■ Instruction
Starting with the first line of the listing, quote each line exactly until and including the one with "fig.savefig('out.png', dpi=100)", leaving pictures out.

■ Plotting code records

----

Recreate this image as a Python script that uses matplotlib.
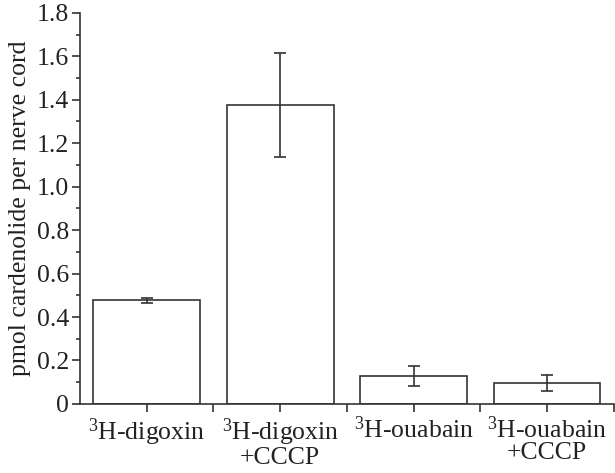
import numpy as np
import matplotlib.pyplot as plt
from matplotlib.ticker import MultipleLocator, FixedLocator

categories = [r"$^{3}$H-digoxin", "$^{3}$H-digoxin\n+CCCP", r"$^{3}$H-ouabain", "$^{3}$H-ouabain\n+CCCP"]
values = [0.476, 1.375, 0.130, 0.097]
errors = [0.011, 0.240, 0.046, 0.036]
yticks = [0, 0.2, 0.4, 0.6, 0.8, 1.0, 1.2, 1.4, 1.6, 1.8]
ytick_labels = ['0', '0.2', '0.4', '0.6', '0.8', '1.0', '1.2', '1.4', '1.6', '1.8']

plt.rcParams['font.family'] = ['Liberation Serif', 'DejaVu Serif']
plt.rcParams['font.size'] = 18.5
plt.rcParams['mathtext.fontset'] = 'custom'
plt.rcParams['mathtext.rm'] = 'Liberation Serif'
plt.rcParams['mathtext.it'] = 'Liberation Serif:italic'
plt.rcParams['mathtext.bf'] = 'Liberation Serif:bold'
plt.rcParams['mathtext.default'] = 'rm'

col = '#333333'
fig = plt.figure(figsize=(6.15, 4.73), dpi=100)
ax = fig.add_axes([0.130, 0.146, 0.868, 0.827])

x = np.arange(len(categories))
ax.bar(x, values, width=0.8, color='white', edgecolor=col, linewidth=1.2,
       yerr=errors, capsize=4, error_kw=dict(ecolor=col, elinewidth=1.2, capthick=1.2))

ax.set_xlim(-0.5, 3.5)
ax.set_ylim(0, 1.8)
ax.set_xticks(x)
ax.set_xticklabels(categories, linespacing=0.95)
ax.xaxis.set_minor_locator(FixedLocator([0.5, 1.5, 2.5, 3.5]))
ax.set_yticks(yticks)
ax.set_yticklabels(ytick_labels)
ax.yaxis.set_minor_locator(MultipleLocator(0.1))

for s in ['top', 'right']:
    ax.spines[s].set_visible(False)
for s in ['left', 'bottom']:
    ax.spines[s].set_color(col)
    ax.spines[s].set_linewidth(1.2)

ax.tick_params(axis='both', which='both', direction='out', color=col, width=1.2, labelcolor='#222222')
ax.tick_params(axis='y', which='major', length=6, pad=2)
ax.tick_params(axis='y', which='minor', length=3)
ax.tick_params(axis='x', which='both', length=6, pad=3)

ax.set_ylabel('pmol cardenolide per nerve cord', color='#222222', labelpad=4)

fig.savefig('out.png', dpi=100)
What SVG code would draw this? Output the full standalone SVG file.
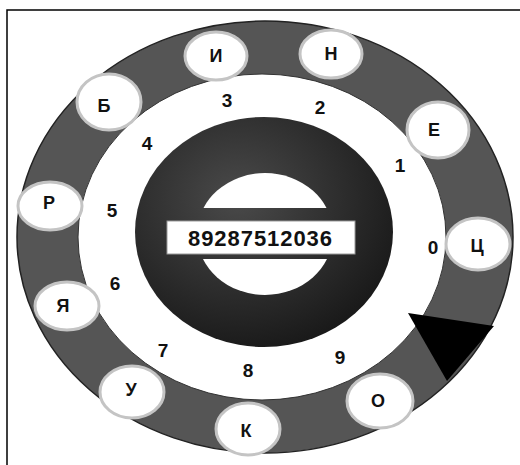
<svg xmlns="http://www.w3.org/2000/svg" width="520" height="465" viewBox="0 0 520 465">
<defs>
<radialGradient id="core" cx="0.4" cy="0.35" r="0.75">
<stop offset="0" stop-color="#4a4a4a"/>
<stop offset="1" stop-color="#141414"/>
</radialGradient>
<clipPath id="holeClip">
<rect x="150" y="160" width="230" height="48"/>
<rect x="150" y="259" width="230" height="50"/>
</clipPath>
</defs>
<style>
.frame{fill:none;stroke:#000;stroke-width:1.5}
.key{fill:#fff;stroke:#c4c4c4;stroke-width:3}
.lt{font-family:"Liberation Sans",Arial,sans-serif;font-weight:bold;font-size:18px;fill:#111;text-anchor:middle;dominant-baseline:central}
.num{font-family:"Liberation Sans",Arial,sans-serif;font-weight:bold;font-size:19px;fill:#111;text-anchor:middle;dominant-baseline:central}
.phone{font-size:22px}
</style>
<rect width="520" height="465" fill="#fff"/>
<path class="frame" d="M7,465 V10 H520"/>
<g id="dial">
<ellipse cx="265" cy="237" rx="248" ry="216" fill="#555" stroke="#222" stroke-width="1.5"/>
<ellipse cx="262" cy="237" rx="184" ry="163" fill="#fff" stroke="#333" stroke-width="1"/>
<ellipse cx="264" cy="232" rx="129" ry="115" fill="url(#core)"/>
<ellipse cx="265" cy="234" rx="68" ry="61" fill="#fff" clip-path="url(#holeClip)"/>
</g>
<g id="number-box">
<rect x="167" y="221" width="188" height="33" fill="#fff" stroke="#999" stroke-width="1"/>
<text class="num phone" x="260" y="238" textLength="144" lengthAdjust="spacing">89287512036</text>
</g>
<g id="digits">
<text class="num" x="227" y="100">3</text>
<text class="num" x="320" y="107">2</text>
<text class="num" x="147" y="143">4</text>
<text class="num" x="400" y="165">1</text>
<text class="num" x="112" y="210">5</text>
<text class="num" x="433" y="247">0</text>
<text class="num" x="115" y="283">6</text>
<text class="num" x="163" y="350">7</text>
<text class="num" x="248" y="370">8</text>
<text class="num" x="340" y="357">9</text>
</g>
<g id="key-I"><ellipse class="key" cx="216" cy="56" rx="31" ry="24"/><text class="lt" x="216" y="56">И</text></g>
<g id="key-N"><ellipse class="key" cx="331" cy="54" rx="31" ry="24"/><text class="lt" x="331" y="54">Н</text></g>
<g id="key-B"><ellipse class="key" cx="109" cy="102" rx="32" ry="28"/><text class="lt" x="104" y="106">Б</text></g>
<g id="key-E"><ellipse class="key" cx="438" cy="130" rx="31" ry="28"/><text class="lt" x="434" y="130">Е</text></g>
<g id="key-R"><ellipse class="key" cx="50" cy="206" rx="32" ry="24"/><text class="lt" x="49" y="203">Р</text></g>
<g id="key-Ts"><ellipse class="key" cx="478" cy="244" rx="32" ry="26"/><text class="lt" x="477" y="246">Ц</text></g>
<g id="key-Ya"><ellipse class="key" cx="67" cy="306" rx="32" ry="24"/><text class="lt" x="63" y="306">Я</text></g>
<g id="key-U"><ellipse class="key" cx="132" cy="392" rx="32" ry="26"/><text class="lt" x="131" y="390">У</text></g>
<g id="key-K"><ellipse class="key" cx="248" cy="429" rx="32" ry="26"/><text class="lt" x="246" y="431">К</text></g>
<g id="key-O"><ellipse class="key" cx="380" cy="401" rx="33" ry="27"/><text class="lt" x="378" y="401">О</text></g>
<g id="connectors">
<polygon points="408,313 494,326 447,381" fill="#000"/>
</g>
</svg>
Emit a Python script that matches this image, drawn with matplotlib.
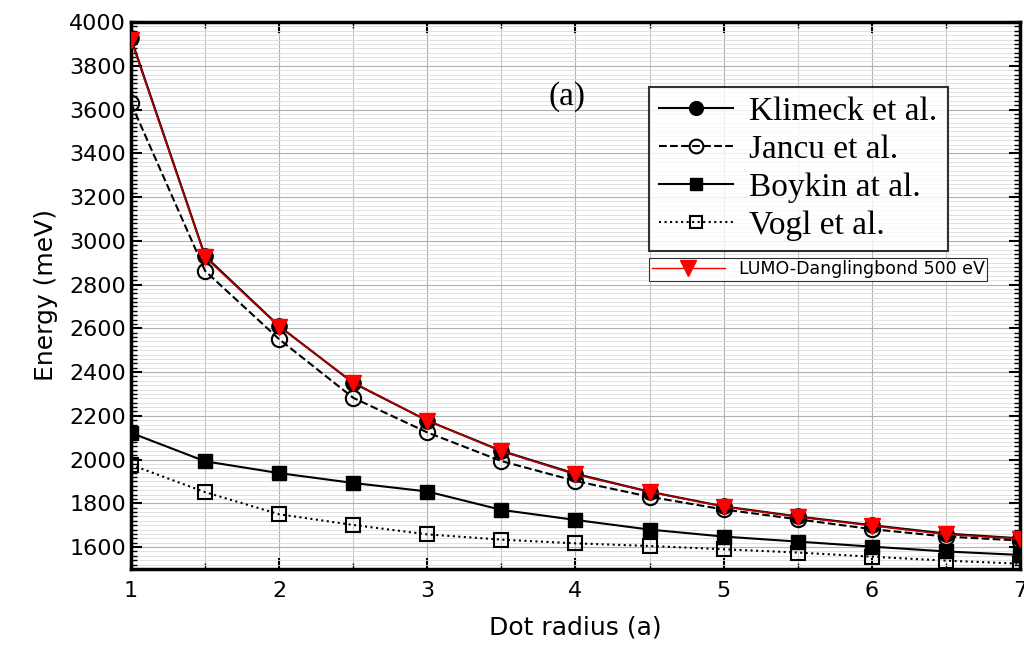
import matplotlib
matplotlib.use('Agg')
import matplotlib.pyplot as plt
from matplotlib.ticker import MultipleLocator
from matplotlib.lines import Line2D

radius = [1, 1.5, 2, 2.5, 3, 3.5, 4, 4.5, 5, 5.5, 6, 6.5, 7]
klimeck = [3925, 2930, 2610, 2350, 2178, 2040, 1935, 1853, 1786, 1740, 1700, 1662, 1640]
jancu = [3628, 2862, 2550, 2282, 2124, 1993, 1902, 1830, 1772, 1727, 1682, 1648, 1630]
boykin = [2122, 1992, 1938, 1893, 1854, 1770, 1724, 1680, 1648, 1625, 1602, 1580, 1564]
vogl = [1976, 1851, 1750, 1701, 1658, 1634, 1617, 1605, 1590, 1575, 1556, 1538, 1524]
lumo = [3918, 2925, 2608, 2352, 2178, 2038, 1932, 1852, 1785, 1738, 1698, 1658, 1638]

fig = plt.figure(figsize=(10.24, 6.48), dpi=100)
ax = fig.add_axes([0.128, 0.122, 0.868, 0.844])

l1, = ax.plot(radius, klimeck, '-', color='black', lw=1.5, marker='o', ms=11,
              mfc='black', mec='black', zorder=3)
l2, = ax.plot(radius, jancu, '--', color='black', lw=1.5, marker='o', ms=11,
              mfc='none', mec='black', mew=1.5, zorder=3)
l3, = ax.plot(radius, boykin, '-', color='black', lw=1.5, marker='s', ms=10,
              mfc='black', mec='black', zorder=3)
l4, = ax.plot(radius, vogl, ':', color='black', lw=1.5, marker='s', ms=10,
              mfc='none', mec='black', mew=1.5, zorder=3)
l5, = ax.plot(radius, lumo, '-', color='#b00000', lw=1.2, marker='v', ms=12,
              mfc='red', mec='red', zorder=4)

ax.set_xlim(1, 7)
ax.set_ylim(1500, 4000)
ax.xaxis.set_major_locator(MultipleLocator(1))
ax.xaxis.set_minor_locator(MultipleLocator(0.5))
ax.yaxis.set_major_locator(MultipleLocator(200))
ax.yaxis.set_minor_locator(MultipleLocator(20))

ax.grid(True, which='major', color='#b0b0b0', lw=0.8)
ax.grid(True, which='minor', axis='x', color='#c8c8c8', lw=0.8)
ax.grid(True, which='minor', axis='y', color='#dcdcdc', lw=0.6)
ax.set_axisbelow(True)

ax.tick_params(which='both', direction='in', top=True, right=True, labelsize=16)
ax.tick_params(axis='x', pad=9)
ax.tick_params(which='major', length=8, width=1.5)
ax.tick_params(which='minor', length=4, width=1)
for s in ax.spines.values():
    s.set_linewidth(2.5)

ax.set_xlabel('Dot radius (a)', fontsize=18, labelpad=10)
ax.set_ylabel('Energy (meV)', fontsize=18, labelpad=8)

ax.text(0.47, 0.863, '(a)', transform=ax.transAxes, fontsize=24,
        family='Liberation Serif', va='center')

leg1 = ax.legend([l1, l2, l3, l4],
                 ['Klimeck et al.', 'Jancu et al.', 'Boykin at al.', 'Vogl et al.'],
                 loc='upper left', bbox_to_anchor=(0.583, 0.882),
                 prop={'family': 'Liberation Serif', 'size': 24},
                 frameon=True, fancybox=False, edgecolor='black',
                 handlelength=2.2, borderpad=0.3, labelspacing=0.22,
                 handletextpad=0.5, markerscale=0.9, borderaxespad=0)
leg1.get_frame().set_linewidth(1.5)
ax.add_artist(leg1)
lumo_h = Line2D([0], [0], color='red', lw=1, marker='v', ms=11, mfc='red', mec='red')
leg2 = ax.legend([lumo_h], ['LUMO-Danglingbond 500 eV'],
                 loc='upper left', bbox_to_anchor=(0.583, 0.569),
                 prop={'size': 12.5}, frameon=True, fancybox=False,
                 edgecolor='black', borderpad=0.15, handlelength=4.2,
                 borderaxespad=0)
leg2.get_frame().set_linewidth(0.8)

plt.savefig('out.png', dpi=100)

----

■ Solution below
Recreate this image as a Python script that uses matplotlib.
import numpy as np
import matplotlib.pyplot as plt
from matplotlib.ticker import MultipleLocator, FixedLocator

categories = [r"$^{3}$H-digoxin", "$^{3}$H-digoxin\n+CCCP", r"$^{3}$H-ouabain", "$^{3}$H-ouabain\n+CCCP"]
values = [0.476, 1.375, 0.130, 0.097]
errors = [0.011, 0.240, 0.046, 0.036]
yticks = [0, 0.2, 0.4, 0.6, 0.8, 1.0, 1.2, 1.4, 1.6, 1.8]
ytick_labels = ['0', '0.2', '0.4', '0.6', '0.8', '1.0', '1.2', '1.4', '1.6', '1.8']

plt.rcParams['font.family'] = ['Liberation Serif', 'DejaVu Serif']
plt.rcParams['font.size'] = 18.5
plt.rcParams['mathtext.fontset'] = 'custom'
plt.rcParams['mathtext.rm'] = 'Liberation Serif'
plt.rcParams['mathtext.it'] = 'Liberation Serif:italic'
plt.rcParams['mathtext.bf'] = 'Liberation Serif:bold'
plt.rcParams['mathtext.default'] = 'rm'

col = '#333333'
fig = plt.figure(figsize=(6.15, 4.73), dpi=100)
ax = fig.add_axes([0.130, 0.146, 0.868, 0.827])

x = np.arange(len(categories))
ax.bar(x, values, width=0.8, color='white', edgecolor=col, linewidth=1.2,
       yerr=errors, capsize=4, error_kw=dict(ecolor=col, elinewidth=1.2, capthick=1.2))

ax.set_xlim(-0.5, 3.5)
ax.set_ylim(0, 1.8)
ax.set_xticks(x)
ax.set_xticklabels(categories, linespacing=0.95)
ax.xaxis.set_minor_locator(FixedLocator([0.5, 1.5, 2.5, 3.5]))
ax.set_yticks(yticks)
ax.set_yticklabels(ytick_labels)
ax.yaxis.set_minor_locator(MultipleLocator(0.1))

for s in ['top', 'right']:
    ax.spines[s].set_visible(False)
for s in ['left', 'bottom']:
    ax.spines[s].set_color(col)
    ax.spines[s].set_linewidth(1.2)

ax.tick_params(axis='both', which='both', direction='out', color=col, width=1.2, labelcolor='#222222')
ax.tick_params(axis='y', which='major', length=6, pad=2)
ax.tick_params(axis='y', which='minor', length=3)
ax.tick_params(axis='x', which='both', length=6, pad=3)

ax.set_ylabel('pmol cardenolide per nerve cord', color='#222222', labelpad=4)

fig.savefig('out.png', dpi=100)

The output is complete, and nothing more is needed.